Releo el “teatro selecto” de Juan Mayorga, publicado por la editorial La Uña Rota. Un libro importante, ambicioso, necesario, que recoge sus veinte piezas predilectas, de 1989 a 2014, elegidas por él. Mayorga es un verdadero hombre de teatro (dramaturgo, adaptador de obras clásicas, ensayista, reciente director) del que siempre me sorprendieron sus orígenes y su hermosa caída del caballo: de formación matemática y filosófica, descubrió el teatro como “arte de la imaginación” en 1981, maravillado ante Nuria Espert en el montaje de Doña Rosita la soltera de Lavelli.
Impresiona ver juntas esas veinte obras. Y sorprende la diversidad de temas y tonos. La portada de Daniel Montero muestra una “casa de casas”, un laberinto de puertas y ventanas. Esa “casa de casas” ha crecido, por cierto, con los innumerables montajes de sus obras en Europa y América. Leo las reseñas de Himmelweg, su texto más popular, y me gustaría verla de nuevo, porque creo que en su momento tuvo aquí algunos énfasis innecesarios. Otras tuvieron puestas, a mi juicio, impecables, como Hamelin: la releo y me cuesta imaginarla distinta de cómo se hizo en la Abadía. Curioso ejercicio, el de volver a leer obras ya vistas, o imaginarlas a partir de crónicas.

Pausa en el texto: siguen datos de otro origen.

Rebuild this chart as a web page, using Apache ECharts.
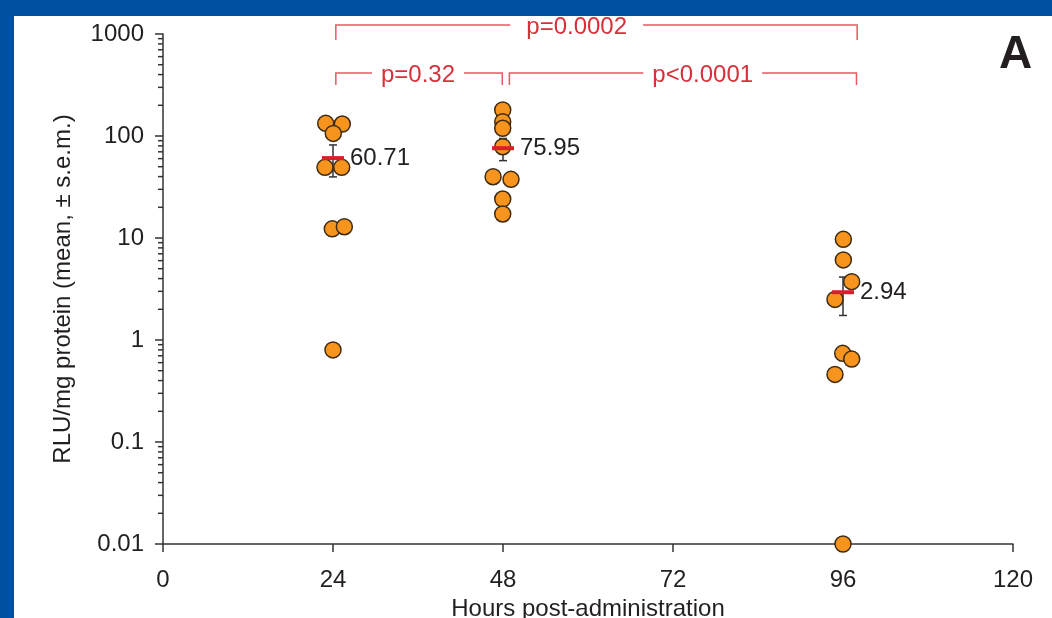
<!DOCTYPE html>
<html><head><meta charset="utf-8">
<script src="https://cdn.jsdelivr.net/npm/echarts@6/dist/echarts.min.js"></script>
<style>html,body{margin:0;padding:0;background:#fff}#c{width:1052px;height:618px}</style>
</head><body><div id="c"></div>
<script>
const xTickLabels = ['0', '24', '48', '72', '96', '120'];
const yTickLabels = ['0.01', '0.1', '1', '10', '100', '1000'];
const groupHours = [24, 48, 96];
const groupMeans = [60.71, 75.95, 2.94];
const groupSem = [21.0, 18.6, 1.2];
const hours24 = [22.97, 25.31, 24.04, 22.87, 25.23, 23.9, 25.6, 24.0];
const values24 = [133, 131, 106, 49.3, 49.3, 12.3, 12.9, 0.80];
const hours48 = [47.96, 47.96, 47.96, 47.96, 46.6, 49.13, 47.96, 47.96];
const values48 = [180, 138, 119, 78.5, 39.9, 37.6, 24.1, 17.2];
const hours96 = [96.05, 96.05, 97.23, 94.87, 95.96, 97.23, 94.87, 96.0];
const values96 = [9.7, 6.1, 3.73, 2.5, 0.74, 0.65, 0.46, 0.01];
const pLabels = ['p=0.0002', 'p=0.32', 'p<0.0001'];
const pFrom = [24.4, 24.4, 48.9];
const pTo = [98.0, 47.9, 97.9];
const pLabelAt = [58.4, 36.0, 76.2];
const pRow = [0, 1, 1];

const FONT = 'Liberation Sans, Arial, Helvetica, sans-serif';
const TXT = '#231f20';
const RED_TXT = '#d7303a';
const RED_LINE = '#e85862';

const points = [];
[[hours24, values24], [hours48, values48], [hours96, values96]].forEach(([hs, vs]) => {
  hs.forEach((h, i) => points.push([h, vs[i]]));
});

const minorVals = [];
for (let e = -2; e <= 2; e++) for (let k = 2; k <= 9; k++) minorVals.push([0, k * Math.pow(10, e)]);

const measureCtx = document.createElement('canvas').getContext('2d');
measureCtx.font = '24px ' + FONT;

const chart = echarts.init(document.getElementById('c'), null, {renderer: 'canvas'});
chart.setOption({
  animation: false,
  backgroundColor: '#ffffff',
  textStyle: {fontFamily: FONT},
  grid: {left: 163, right: 39, top: 34, bottom: 74, containLabel: false, outerBoundsMode: 'none'},
  xAxis: {
    type: 'value', min: 0, max: 120, interval: 24,
    name: 'Hours post-administration', nameLocation: 'middle', nameGap: 43,
    nameTextStyle: {fontSize: 24, color: TXT, fontFamily: FONT},
    axisLine: {lineStyle: {color: '#333', width: 1.5}},
    axisTick: {show: true, inside: false, length: 8, lineStyle: {color: '#333', width: 1.5}},
    axisLabel: {fontSize: 24, color: TXT, margin: 24, fontFamily: FONT,
      formatter: v => xTickLabels[Math.round(v / 24)]},
    splitLine: {show: false}
  },
  yAxis: {
    type: 'log', logBase: 10, min: 0.01, max: 1000,
    name: 'RLU/mg protein (mean, \u00b1 s.e.m.)', nameLocation: 'middle', nameGap: 88,
    nameTextStyle: {fontSize: 24, color: TXT, fontFamily: FONT},
    axisLine: {show: true, lineStyle: {color: '#333', width: 1.5}},
    axisTick: {show: true, inside: false, length: 8, lineStyle: {color: '#333', width: 1.5}},
    axisLabel: {fontSize: 24, color: TXT, margin: 19, fontFamily: FONT,
      formatter: v => yTickLabels[Math.round(Math.log10(v)) + 2]},
    splitLine: {show: false}
  },
  graphic: [
    {type: 'rect', left: 0, top: 0, shape: {x: 0, y: 0, width: 1052, height: 16}, style: {fill: '#0050a0'}, z: 100},
    {type: 'rect', left: 0, top: 0, shape: {x: 0, y: 0, width: 14, height: 618}, style: {fill: '#0050a0'}, z: 100},
    {type: 'text', x: 999, y: 55, style: {text: 'A', font: 'bold 46px ' + FONT, fill: TXT, textVerticalAlign: 'middle'}, z: 100}
  ],
  series: [
    {
      type: 'custom', name: 'minorTicks', z: 1, silent: true,
      data: minorVals,
      renderItem: (params, api) => {
        const p = api.coord([api.value(0), api.value(1)]);
        return {type: 'line', shape: {x1: p[0] - 5, y1: p[1], x2: p[0], y2: p[1]},
          style: {stroke: '#333', lineWidth: 1.5}};
      }
    },
    {
      type: 'custom', name: 'sem', z: 2, silent: true,
      data: groupHours.map((h, i) => [h, groupMeans[i], groupSem[i]]),
      renderItem: (params, api) => {
        const h = api.value(0), m = api.value(1), s = api.value(2);
        const t = api.coord([h, m + s]), b = api.coord([h, m - s]);
        const st = {stroke: '#333', lineWidth: 1.5};
        return {type: 'group', children: [
          {type: 'line', shape: {x1: t[0], y1: t[1], x2: b[0], y2: b[1]}, style: st},
          {type: 'line', shape: {x1: t[0] - 4, y1: t[1], x2: t[0] + 4, y2: t[1]}, style: st},
          {type: 'line', shape: {x1: b[0] - 4, y1: b[1], x2: b[0] + 4, y2: b[1]}, style: st}
        ]};
      }
    },
    {
      type: 'scatter', name: 'RLU', z: 3, clip: false,
      symbol: 'circle', symbolSize: 16,
      itemStyle: {color: '#f7941d', borderColor: '#3d2b12', borderWidth: 1.5, opacity: 1},
      data: points
    },
    {
      type: 'custom', name: 'means', z: 4, silent: true,
      data: groupHours.map((h, i) => [h, groupMeans[i]]),
      renderItem: (params, api) => {
        const c = api.coord([api.value(0), api.value(1)]);
        return {type: 'group', children: [
          {type: 'line', shape: {x1: c[0] - 11, y1: c[1], x2: c[0] + 11, y2: c[1]},
            style: {stroke: '#d9202a', lineWidth: 4}},
          {type: 'text', x: c[0] + 17, y: c[1],
            style: {text: api.value(1).toFixed(2), font: '24px ' + FONT, fill: TXT,
              textAlign: 'left', textVerticalAlign: 'middle'}}
        ]};
      }
    },
    {
      type: 'custom', name: 'brackets', z: 5, silent: true,
      data: pLabels.map((l, i) => [pFrom[i], pTo[i], pLabelAt[i], pRow[i], i]),
      renderItem: (params, api) => {
        const top = api.coord([0, 1000])[1];
        const row = api.value(3);
        const y = row === 0 ? top - 9 : top + 39;
        const tick = row === 0 ? 15 : 12;
        const x1 = api.coord([api.value(0), 1000])[0];
        const x2 = api.coord([api.value(1), 1000])[0];
        const tx = api.coord([api.value(2), 1000])[0];
        const label = pLabels[api.value(4)];
        const w = measureCtx.measureText(label).width;
        const gap = row === 0 ? 16 : 9;
        const st = {stroke: RED_LINE, lineWidth: 1.5};
        return {type: 'group', children: [
          {type: 'polyline', shape: {points: [[x1, y + tick], [x1, y], [tx - w / 2 - gap, y]]}, style: Object.assign({fill: null}, st)},
          {type: 'polyline', shape: {points: [[tx + w / 2 + gap, y], [x2, y], [x2, y + tick]]}, style: Object.assign({fill: null}, st)},
          {type: 'text', x: tx, y: y + 2, style: {text: label, font: '24px ' + FONT, fill: RED_TXT,
            textAlign: 'center', textVerticalAlign: 'middle'}}
        ]};
      }
    }
  ]
});
</script>
</body></html>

Rastreo luego algún hilo que enlace las piezas que más me gustan: Cartas de amor a Stalin, El gordo y el flaco, Animales nocturnos, Hamelin, El chico de la última fila, El crítico, El arte de la entrevista, y, recién descubierta, Reikiavik. En todas ellas creo detectar misterio y silencio, ambos crecientes. Como sería largo intentar desenredar aquí la madeja de los misterios, prefiero atender a ese silencio, que dice mucho de la obra de Mayorga pero, sobre todo, de su proceso.